## Code that draws figures:

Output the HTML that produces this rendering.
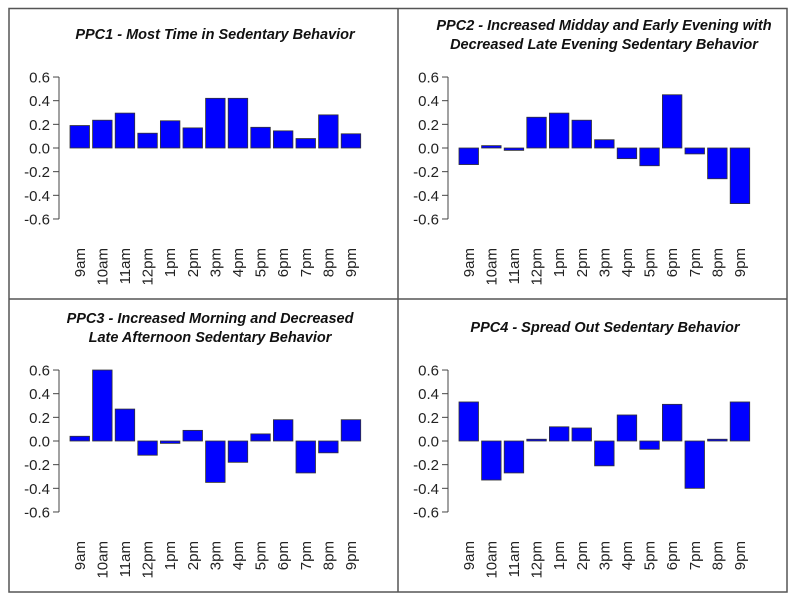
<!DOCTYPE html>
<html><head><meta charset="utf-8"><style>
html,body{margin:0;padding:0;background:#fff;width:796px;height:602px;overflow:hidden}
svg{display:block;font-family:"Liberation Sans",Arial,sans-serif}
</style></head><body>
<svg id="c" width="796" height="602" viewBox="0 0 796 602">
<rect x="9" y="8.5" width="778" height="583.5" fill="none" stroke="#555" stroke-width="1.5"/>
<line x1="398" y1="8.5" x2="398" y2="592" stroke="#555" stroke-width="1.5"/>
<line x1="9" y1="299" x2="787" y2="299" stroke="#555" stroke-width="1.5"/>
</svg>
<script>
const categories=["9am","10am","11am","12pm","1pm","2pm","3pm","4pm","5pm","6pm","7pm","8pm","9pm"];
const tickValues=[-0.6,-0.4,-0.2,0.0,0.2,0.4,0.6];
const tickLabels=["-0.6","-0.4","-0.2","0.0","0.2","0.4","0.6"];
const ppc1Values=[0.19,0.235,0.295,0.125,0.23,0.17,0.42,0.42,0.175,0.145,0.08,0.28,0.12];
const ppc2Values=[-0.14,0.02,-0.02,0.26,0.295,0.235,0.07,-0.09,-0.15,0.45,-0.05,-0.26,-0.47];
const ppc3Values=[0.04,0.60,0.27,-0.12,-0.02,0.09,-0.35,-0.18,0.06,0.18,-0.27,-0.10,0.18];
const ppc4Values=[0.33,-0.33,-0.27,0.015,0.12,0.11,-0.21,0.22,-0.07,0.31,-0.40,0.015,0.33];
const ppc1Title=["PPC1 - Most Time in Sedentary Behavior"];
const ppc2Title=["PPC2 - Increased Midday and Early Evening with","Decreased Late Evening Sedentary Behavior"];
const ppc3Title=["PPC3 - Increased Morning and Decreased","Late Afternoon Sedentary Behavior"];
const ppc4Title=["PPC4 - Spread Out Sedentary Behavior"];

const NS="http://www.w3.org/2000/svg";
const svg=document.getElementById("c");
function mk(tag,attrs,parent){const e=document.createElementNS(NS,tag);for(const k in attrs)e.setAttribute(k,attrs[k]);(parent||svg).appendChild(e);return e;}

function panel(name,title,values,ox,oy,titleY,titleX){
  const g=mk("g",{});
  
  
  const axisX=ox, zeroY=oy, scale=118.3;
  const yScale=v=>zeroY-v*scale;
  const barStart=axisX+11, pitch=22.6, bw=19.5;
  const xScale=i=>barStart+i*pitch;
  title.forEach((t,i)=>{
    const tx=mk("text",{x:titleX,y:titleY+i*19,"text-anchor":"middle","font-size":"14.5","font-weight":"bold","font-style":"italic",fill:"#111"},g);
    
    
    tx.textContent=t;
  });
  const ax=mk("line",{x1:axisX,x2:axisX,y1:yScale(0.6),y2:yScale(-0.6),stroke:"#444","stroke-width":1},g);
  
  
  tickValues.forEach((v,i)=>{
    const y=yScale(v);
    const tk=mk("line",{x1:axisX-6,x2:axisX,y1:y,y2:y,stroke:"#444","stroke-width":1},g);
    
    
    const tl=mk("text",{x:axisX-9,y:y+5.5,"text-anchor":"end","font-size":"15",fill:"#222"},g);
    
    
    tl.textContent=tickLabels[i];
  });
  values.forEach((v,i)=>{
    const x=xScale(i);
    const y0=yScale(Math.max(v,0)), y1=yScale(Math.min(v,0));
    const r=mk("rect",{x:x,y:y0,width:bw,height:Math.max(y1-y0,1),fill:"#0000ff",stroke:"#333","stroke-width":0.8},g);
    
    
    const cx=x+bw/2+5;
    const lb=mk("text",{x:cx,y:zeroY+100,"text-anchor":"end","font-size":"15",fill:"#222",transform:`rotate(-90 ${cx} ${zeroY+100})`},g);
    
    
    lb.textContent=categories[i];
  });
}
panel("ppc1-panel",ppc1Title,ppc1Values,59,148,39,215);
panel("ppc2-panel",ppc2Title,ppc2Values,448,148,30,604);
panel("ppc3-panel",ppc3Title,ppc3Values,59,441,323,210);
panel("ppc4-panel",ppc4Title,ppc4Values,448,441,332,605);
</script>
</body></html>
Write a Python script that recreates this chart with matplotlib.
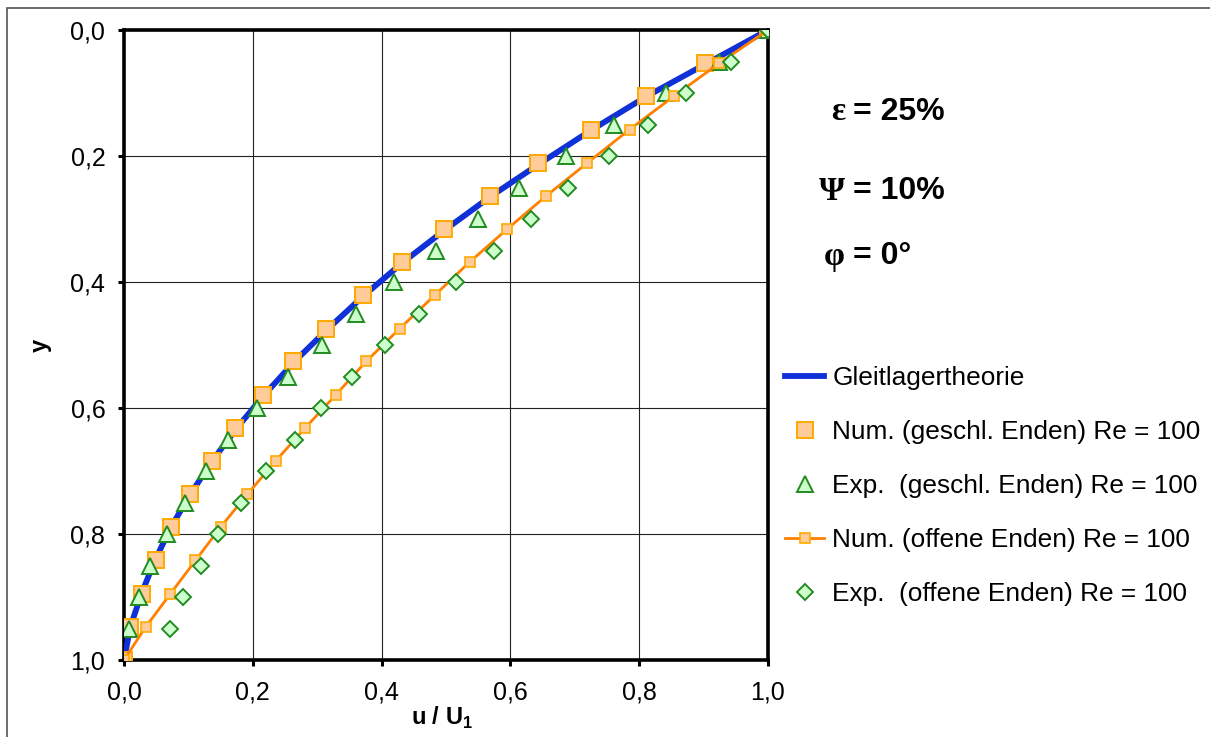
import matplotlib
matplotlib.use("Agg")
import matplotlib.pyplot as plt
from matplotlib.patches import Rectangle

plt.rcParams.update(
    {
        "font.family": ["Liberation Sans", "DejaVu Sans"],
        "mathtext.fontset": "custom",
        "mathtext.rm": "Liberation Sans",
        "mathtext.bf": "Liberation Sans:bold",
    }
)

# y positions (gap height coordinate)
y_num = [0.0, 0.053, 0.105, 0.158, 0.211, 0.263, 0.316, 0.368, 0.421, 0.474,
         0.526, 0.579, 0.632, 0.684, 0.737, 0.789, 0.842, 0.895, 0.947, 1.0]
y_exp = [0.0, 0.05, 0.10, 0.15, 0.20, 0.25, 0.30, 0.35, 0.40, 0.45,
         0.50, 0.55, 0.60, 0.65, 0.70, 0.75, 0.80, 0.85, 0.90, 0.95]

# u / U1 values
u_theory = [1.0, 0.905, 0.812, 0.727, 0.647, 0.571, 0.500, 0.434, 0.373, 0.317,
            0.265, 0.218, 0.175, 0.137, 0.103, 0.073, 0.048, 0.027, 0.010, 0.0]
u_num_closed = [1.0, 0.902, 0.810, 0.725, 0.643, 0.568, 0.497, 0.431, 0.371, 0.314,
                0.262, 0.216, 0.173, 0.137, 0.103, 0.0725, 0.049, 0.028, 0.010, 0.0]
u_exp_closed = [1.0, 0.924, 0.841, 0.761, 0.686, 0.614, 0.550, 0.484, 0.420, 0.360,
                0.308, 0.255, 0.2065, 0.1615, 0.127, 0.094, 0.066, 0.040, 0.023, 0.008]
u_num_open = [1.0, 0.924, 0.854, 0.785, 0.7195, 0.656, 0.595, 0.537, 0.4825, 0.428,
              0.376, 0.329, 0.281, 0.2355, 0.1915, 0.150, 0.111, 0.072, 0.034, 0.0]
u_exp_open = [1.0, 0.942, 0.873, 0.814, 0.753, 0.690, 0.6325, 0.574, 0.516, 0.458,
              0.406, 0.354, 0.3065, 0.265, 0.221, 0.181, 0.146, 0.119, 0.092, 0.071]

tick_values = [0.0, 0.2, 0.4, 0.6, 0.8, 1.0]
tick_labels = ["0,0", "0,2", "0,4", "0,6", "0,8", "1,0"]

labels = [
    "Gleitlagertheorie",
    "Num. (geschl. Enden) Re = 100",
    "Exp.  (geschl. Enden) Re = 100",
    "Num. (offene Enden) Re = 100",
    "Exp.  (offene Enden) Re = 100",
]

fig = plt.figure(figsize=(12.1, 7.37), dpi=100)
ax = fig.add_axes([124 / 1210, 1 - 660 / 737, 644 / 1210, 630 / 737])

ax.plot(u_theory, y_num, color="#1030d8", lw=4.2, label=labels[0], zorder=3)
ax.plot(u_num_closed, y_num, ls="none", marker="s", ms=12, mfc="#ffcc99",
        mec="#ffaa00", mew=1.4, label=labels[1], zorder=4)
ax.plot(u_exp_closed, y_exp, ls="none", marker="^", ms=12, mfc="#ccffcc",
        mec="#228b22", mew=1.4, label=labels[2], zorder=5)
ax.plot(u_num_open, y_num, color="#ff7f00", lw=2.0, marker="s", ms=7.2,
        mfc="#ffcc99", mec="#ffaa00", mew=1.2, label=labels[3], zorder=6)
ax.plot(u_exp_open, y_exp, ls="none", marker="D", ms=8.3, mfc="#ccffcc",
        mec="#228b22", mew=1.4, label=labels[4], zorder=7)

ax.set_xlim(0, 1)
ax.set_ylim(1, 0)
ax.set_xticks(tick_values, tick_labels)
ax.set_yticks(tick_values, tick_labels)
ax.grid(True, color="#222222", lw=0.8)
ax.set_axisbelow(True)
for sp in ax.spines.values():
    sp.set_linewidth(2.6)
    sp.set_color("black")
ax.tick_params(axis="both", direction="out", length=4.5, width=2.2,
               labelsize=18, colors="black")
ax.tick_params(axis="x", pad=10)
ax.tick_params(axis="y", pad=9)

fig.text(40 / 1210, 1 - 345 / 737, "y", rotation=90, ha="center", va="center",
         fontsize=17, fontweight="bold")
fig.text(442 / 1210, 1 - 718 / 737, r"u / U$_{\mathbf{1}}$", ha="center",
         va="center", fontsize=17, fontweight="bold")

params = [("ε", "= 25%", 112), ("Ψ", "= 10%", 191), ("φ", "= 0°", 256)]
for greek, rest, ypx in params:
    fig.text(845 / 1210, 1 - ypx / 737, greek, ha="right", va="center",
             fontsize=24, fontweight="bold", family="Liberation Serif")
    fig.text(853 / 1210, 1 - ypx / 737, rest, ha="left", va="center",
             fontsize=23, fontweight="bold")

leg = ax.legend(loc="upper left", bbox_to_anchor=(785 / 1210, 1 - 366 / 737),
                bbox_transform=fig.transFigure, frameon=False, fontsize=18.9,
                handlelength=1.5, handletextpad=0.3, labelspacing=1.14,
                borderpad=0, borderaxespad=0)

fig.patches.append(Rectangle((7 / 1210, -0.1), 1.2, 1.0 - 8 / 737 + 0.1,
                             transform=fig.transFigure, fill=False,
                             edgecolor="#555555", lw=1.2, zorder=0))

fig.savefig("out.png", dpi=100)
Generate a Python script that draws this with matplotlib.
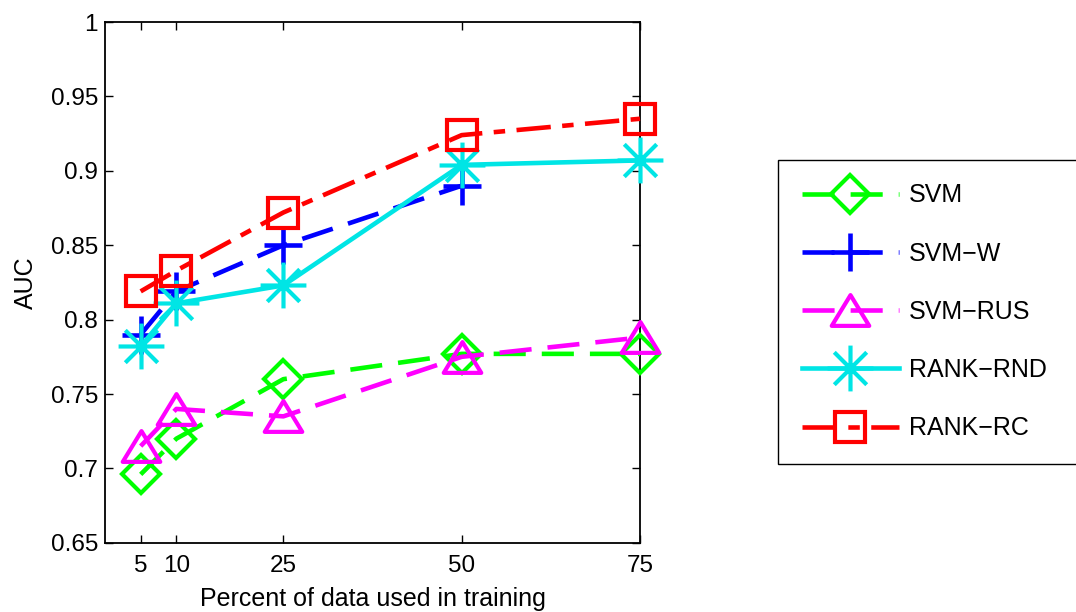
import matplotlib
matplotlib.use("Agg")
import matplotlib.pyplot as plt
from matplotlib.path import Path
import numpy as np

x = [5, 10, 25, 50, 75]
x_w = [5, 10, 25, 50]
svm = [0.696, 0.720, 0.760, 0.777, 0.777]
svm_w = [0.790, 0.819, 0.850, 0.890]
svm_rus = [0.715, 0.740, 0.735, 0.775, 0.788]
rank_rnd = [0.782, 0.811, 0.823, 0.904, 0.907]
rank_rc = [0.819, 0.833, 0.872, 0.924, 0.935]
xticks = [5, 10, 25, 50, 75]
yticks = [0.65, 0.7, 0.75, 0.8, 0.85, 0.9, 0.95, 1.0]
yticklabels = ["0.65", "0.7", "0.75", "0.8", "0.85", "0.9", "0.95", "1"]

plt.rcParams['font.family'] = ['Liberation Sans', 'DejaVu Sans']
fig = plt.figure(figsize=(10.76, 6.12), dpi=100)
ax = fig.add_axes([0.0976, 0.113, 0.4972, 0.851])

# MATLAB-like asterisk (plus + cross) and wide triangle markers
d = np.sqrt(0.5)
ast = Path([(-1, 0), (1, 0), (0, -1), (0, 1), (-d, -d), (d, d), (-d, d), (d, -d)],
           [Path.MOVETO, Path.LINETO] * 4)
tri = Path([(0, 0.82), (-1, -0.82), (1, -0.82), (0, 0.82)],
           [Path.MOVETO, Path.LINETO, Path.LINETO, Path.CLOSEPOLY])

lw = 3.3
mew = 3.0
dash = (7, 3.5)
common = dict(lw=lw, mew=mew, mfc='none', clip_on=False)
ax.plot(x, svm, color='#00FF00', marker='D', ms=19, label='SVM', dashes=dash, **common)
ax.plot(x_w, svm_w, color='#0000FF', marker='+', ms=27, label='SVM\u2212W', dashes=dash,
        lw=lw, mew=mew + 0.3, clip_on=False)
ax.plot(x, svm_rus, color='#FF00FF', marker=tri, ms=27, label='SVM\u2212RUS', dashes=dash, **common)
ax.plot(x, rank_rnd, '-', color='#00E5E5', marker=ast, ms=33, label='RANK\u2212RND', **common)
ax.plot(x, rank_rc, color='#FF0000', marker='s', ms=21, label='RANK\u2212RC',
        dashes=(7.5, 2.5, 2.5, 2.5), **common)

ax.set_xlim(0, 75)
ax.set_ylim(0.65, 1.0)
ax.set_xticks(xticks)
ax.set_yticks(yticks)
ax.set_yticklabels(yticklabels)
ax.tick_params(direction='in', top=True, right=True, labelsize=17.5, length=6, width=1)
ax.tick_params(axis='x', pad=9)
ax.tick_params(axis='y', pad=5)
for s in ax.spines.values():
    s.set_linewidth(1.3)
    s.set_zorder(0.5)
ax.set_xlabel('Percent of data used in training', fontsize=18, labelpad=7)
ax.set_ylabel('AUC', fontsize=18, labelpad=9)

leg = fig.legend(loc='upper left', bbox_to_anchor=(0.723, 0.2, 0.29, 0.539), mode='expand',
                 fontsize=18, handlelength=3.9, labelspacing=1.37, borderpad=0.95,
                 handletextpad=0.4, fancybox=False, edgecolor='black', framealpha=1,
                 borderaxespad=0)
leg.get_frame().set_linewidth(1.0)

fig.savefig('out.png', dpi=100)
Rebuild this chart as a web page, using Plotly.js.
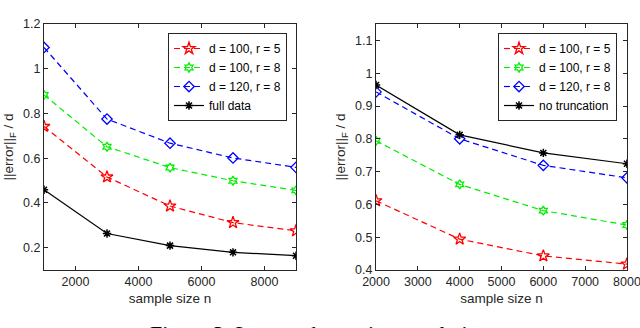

## EXERCISE PROMPT:
From the records above, copy only the lines running from the line holding "Generate a Python" through the line holding "import numpy as np", with no pictures.

## TASK SOLUTION:
Generate a Python script that draws this with matplotlib.
import matplotlib
matplotlib.use("Agg")
import matplotlib.pyplot as plt
from matplotlib.path import Path
import numpy as np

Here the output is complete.